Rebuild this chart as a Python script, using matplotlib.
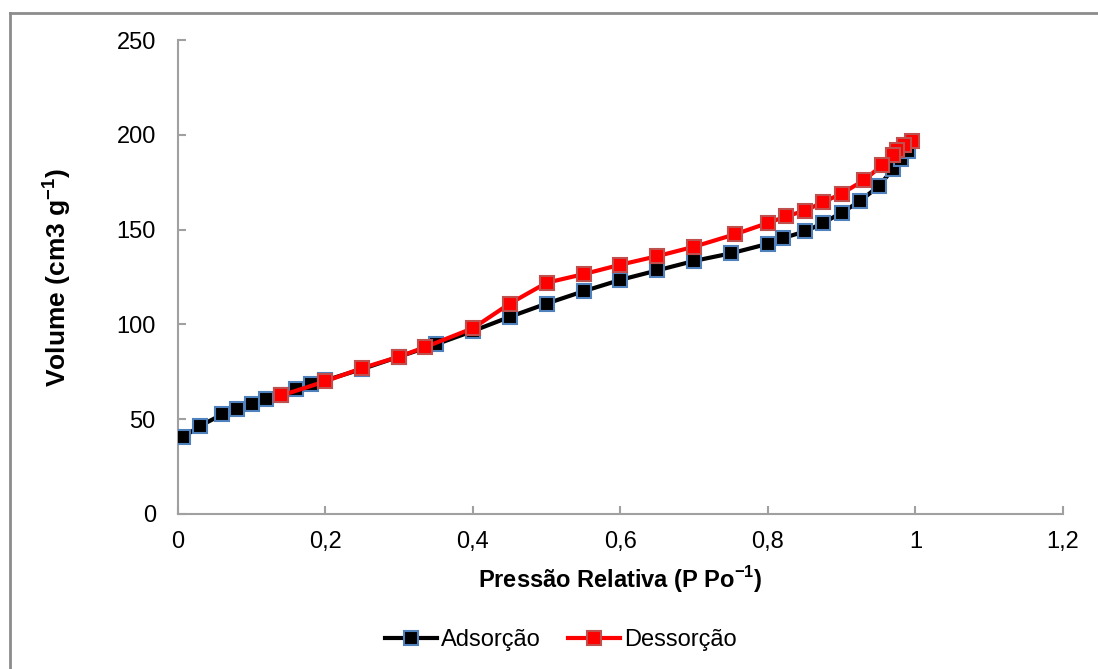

◆ ◆ ◆ ◆ ◆

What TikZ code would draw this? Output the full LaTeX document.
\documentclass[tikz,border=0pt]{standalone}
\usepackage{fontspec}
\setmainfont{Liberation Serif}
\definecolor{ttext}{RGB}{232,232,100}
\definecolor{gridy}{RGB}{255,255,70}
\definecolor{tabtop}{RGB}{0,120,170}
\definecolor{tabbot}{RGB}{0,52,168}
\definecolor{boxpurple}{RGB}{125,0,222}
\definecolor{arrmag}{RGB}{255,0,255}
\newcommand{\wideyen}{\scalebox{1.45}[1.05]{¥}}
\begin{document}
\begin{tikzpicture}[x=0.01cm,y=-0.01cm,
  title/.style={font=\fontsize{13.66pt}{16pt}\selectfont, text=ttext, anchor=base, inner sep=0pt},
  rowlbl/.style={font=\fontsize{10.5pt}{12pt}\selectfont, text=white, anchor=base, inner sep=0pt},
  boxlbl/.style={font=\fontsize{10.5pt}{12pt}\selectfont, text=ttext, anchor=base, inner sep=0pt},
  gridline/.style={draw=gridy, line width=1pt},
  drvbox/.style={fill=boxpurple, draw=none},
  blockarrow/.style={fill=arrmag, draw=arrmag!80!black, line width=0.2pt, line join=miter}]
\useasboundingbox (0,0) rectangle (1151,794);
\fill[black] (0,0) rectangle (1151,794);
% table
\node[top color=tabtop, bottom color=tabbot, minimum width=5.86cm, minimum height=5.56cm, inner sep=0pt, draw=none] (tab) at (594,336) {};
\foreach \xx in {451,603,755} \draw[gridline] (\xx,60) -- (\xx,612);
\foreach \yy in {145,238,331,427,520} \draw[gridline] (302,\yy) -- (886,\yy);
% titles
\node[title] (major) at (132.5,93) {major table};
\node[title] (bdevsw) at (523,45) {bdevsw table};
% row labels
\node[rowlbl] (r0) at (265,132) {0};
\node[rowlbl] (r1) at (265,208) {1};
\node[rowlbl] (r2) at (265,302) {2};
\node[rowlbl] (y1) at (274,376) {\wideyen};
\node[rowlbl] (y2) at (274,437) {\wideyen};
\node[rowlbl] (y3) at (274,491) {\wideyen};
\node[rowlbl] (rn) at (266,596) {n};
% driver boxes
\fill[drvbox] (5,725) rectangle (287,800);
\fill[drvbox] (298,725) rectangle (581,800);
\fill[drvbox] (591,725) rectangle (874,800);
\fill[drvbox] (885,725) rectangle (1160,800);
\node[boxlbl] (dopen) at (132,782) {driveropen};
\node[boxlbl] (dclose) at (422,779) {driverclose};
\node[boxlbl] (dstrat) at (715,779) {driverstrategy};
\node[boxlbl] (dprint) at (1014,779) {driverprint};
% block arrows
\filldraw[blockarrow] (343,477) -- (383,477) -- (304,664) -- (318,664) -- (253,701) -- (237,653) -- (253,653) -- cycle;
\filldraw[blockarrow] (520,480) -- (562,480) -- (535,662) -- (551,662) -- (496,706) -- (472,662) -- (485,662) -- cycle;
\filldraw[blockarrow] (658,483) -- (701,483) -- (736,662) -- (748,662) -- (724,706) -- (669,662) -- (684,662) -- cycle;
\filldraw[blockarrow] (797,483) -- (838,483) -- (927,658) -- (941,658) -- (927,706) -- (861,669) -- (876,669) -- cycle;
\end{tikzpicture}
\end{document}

◆ ◆ ◆ ◆ ◆

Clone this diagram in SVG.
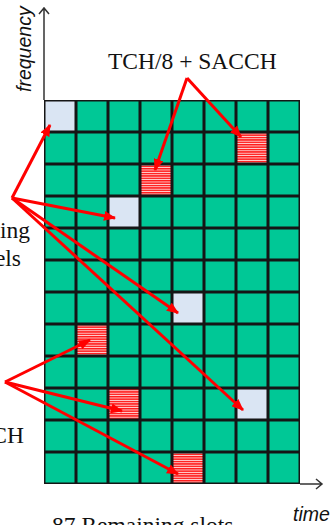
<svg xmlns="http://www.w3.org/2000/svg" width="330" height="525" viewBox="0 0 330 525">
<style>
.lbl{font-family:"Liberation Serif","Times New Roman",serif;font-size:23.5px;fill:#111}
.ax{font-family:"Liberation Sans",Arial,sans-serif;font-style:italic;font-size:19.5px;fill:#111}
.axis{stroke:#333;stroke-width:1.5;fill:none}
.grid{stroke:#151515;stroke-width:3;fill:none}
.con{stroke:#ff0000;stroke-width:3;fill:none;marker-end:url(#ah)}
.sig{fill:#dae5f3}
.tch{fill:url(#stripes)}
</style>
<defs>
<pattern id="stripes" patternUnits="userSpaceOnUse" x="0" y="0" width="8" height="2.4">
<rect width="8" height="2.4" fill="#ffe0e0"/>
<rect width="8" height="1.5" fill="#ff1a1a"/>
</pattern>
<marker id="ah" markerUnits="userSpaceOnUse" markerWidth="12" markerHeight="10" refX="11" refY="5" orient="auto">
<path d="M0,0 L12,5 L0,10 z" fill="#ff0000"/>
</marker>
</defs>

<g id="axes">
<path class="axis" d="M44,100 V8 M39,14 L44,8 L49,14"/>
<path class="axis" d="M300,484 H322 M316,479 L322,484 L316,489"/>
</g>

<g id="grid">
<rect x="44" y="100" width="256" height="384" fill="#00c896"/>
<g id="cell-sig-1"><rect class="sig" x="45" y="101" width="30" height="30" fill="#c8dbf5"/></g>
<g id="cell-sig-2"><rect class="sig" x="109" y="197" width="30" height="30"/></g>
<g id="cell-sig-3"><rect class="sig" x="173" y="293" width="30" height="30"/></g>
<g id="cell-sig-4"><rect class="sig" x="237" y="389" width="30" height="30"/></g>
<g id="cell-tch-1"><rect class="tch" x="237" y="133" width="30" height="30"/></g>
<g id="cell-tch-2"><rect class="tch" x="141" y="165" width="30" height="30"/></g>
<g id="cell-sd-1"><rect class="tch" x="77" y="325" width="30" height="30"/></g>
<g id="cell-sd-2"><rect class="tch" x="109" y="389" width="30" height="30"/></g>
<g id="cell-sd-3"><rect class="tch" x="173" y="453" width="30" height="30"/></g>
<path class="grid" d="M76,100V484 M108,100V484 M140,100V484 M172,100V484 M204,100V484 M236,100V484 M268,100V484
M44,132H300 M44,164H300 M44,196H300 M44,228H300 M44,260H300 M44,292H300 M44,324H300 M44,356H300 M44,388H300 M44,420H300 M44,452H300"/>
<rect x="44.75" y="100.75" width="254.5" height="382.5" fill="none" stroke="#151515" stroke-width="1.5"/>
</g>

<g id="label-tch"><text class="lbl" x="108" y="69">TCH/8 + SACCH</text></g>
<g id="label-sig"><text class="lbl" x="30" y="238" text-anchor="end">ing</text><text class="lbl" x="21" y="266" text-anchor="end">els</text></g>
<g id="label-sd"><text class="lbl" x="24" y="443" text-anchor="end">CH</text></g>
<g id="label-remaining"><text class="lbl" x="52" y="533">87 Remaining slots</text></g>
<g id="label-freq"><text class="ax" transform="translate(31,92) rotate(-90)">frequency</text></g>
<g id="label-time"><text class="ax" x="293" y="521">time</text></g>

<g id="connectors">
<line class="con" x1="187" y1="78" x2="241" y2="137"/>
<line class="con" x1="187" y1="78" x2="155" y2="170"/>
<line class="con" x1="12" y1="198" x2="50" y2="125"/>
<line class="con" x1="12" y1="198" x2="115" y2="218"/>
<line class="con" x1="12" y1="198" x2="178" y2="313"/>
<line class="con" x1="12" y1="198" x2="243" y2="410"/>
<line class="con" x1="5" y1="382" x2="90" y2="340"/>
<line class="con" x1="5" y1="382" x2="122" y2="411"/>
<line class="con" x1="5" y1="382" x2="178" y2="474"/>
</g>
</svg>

◆ ◆ ◆ ◆ ◆

(What needs to be done):
From the material above, copy each line that includes the word "this".

(Written answer):
Rebuild this chart as a Python script, using matplotlib.
What TikZ code would draw this? Output the full LaTeX document.
Clone this diagram in SVG.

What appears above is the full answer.